- **Work to be completed**:
Find the word "with" in the listing; pull out each line holding it.

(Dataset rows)

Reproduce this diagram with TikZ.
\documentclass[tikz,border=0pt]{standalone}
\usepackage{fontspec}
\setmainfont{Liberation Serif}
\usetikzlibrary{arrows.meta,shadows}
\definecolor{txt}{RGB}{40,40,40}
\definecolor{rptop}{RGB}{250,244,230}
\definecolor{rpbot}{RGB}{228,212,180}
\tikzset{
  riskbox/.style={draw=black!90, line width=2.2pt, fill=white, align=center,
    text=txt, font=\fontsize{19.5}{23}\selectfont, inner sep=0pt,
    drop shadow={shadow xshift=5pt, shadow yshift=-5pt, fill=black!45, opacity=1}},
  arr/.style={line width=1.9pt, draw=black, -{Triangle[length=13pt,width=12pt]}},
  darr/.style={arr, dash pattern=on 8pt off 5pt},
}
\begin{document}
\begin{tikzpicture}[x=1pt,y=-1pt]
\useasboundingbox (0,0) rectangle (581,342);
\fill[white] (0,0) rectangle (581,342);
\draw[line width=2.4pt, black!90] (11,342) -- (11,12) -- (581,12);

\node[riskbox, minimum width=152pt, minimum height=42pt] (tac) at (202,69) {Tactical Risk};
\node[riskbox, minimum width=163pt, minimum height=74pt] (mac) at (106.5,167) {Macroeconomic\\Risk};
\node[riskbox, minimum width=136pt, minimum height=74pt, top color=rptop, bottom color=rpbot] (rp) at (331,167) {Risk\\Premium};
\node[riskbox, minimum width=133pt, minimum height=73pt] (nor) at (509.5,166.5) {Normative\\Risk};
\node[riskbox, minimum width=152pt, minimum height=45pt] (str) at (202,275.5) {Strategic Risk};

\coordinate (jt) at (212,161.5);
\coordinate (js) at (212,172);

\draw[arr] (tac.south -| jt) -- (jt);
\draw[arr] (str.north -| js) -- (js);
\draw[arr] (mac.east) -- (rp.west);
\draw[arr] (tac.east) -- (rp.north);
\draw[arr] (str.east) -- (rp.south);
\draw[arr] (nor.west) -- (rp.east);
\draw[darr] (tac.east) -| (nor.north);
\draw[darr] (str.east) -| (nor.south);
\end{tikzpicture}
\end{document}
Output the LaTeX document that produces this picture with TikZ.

- **Result**:
Reproduce this diagram with TikZ.
Output the LaTeX document that produces this picture with TikZ.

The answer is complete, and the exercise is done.